Although Wuterich was on his first combat deployment, Tatum was a veteran of the battle in Fallouja, the bloodiest urban fighting involving Marines since Vietnam.

Clearing houses in Fallouja had taught him not to hesitate, he said. “I’m trained to shoot two to the head, and two to the chest and I followed my training,” he told an investigator from the Naval Criminal Investigative Service.

Eight Marines were charged in the Haditha incident: four enlisted Marines on charges of killing the Iraqis and four officers on charges of not doing a thorough investigation when it was learned that no insurgents were found and that the dead included three women and seven children.

Charges were later dismissed against six of the Marines, including Tatum. One officer was found not guilty at a court-martial. The battalion commander was forced into retirement, although charges against him were dropped.

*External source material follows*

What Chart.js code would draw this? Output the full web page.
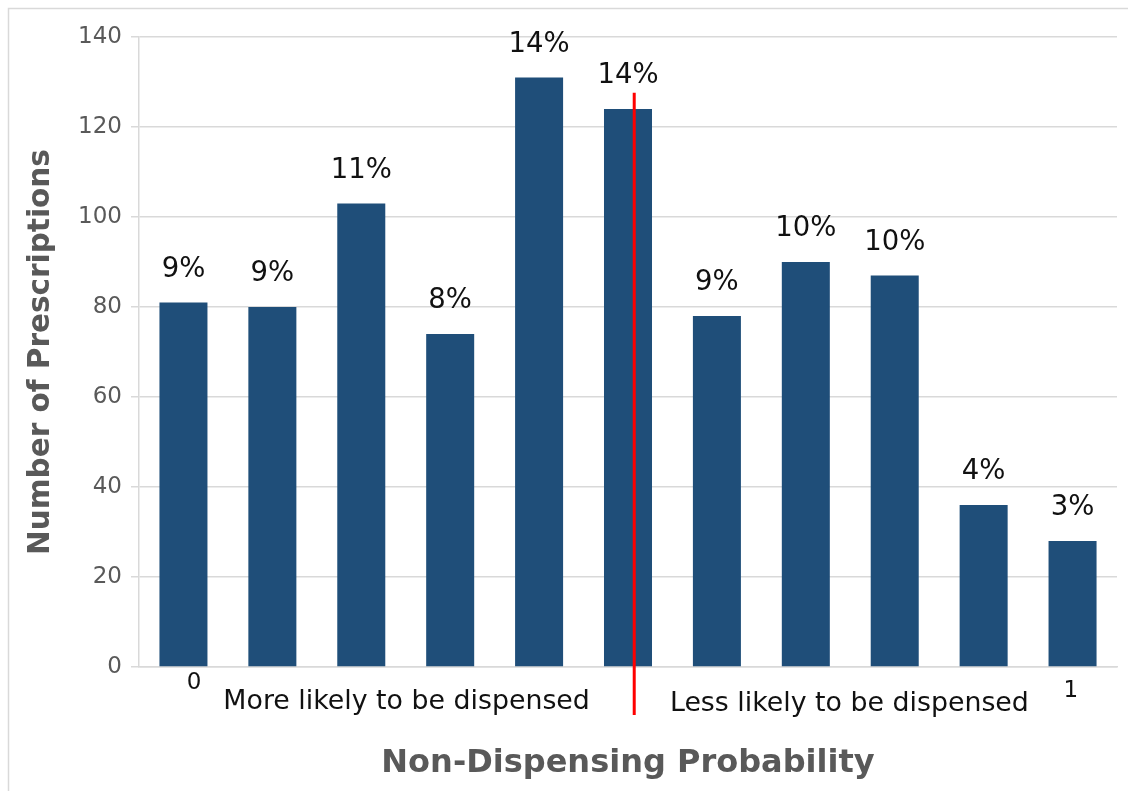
<!DOCTYPE html>
<html>
<head>
<meta charset="utf-8">
<script src="https://cdn.jsdelivr.net/npm/chart.js@4.4.1/dist/chart.umd.min.js"></script>
<style>
  html, body { margin: 0; padding: 0; background: #fff; }
  #wrap { width: 1128px; height: 791px; position: relative; }
</style>
</head>
<body>
<div id="wrap"><canvas id="chart"></canvas></div>
<script>
// probability bins, 0 (left) to 1 (right)
const bins = ['0.0', '0.1', '0.2', '0.3', '0.4', '0.5', '0.6', '0.7', '0.8', '0.9', '1.0'];
const counts = [81, 80, 103, 74, 131, 124, 78, 90, 87, 36, 28];
const shares = ['9%', '9%', '11%', '8%', '14%', '14%', '9%', '10%', '10%', '4%', '3%'];
const yTicks = [0, 20, 40, 60, 80, 100, 120, 140];

// threshold marker (bin index position, top value)
const cutIndex = 5.07;
const cutTop = 127.6;

// captions under the axis: [text, bin index position, offset below axis, font size]
const axisNotes = [
  ['0', 0.12, 16, 23],
  ['1', 9.98, 24, 23],
  ['More likely to be dispensed', 2.51, 35, 26.8],
  ['Less likely to be dispensed', 7.49, 37, 26.8],
];

const FONT = "'DejaVu Sans', Verdana, sans-serif";
const GRID = '#d9d9d9';
const GREY = '#595959';

const framePlugin = {
  id: 'frame',
  beforeDraw(chart) {
    const { ctx, width, height } = chart;
    ctx.save();
    ctx.strokeStyle = GRID;
    ctx.lineWidth = 1.5;
    ctx.beginPath();
    ctx.moveTo(8.5, height);
    ctx.lineTo(8.5, 8.5);
    ctx.lineTo(width, 8.5);
    ctx.stroke();
    ctx.restore();
  },
};

const barLabelPlugin = {
  id: 'barLabels',
  afterDatasetsDraw(chart) {
    const { ctx } = chart;
    const meta = chart.getDatasetMeta(0);
    ctx.save();
    ctx.font = `27.5px ${FONT}`;
    ctx.fillStyle = '#111';
    ctx.textAlign = 'center';
    ctx.textBaseline = 'middle';
    meta.data.forEach((bar, i) => {
      ctx.fillText(shares[i], bar.x, bar.y - 33);
    });
    ctx.restore();
  },
};

const cutLinePlugin = {
  id: 'cutLine',
  afterDatasetsDraw(chart) {
    const { ctx, chartArea } = chart;
    const x = chart.scales.x.getPixelForValue(cutIndex);
    const top = chart.scales.y.getPixelForValue(cutTop);
    ctx.save();
    ctx.strokeStyle = '#ff0000';
    ctx.lineWidth = 3;
    ctx.beginPath();
    ctx.moveTo(x, top);
    ctx.lineTo(x, chartArea.bottom + 48);
    ctx.stroke();
    ctx.restore();
  },
};

const axisNotesPlugin = {
  id: 'axisNotes',
  afterDraw(chart) {
    const { ctx, chartArea } = chart;
    ctx.save();
    ctx.fillStyle = '#111';
    ctx.textAlign = 'center';
    ctx.textBaseline = 'middle';
    axisNotes.forEach(([text, idx, dy, size]) => {
      ctx.font = `${size}px ${FONT}`;
      ctx.fillText(text, chart.scales.x.getPixelForValue(idx), chartArea.bottom + dy);
    });
    ctx.restore();
  },
};

new Chart(document.getElementById('chart'), {
  type: 'bar',
  plugins: [framePlugin, barLabelPlugin, cutLinePlugin, axisNotesPlugin],
  data: {
    labels: bins,
    datasets: [{
      data: counts,
      backgroundColor: '#1f4e79',
      borderWidth: 0,
      barPercentage: 0.54,
      categoryPercentage: 1,
    }],
  },
  options: {
    responsive: true,
    maintainAspectRatio: false,
    animation: false,
    layout: { padding: { top: 37, right: 11, left: 0, bottom: 0 } },
    plugins: {
      legend: { display: false },
      tooltip: { enabled: false },
    },
    scales: {
      x: {
        grid: { display: false },
        border: { display: true, color: GRID, width: 1.5 },
        ticks: { display: false },
        title: {
          display: true,
          text: 'Non-Dispensing Probability',
          color: GREY,
          font: { family: FONT, size: 32, weight: 'bold' },
          padding: { top: 0, bottom: 8 },
        },
        afterFit(scale) { scale.height = 124; },
      },
      y: {
        min: 0,
        max: 140,
        afterBuildTicks(scale) { scale.ticks = yTicks.map((v) => ({ value: v })); },
        grid: { color: GRID, lineWidth: 1.5, tickLength: 8 },
        border: { display: true, color: GRID, width: 1.5 },
        ticks: {
          color: GREY,
          padding: 9,
          font: { family: FONT, size: 23 },
        },
        title: {
          display: true,
          text: 'Number of Prescriptions',
          color: GREY,
          font: { family: FONT, size: 29.5, weight: 'bold' },
          padding: { top: 24, bottom: 0 },
        },
        afterFit(scale) { scale.width = 139; },
      },
    },
  },
});
</script>
</body>
</html>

At Tatum’s preliminary hearing in 2007, a hearing officer recommended dismissing the charges. But the general acting as the convening authority sent the case to court-martial, which ended in a plea bargain with the charges dismissed in exchange for Tatum’s testimony against Wuterich.

“I believe [Tatum’s] real-life experience and training on how to clear a room took over and his body instinctively began firing while his head tried to grasp at what and why he was firing,” the hearing officer wrote in his recommendation.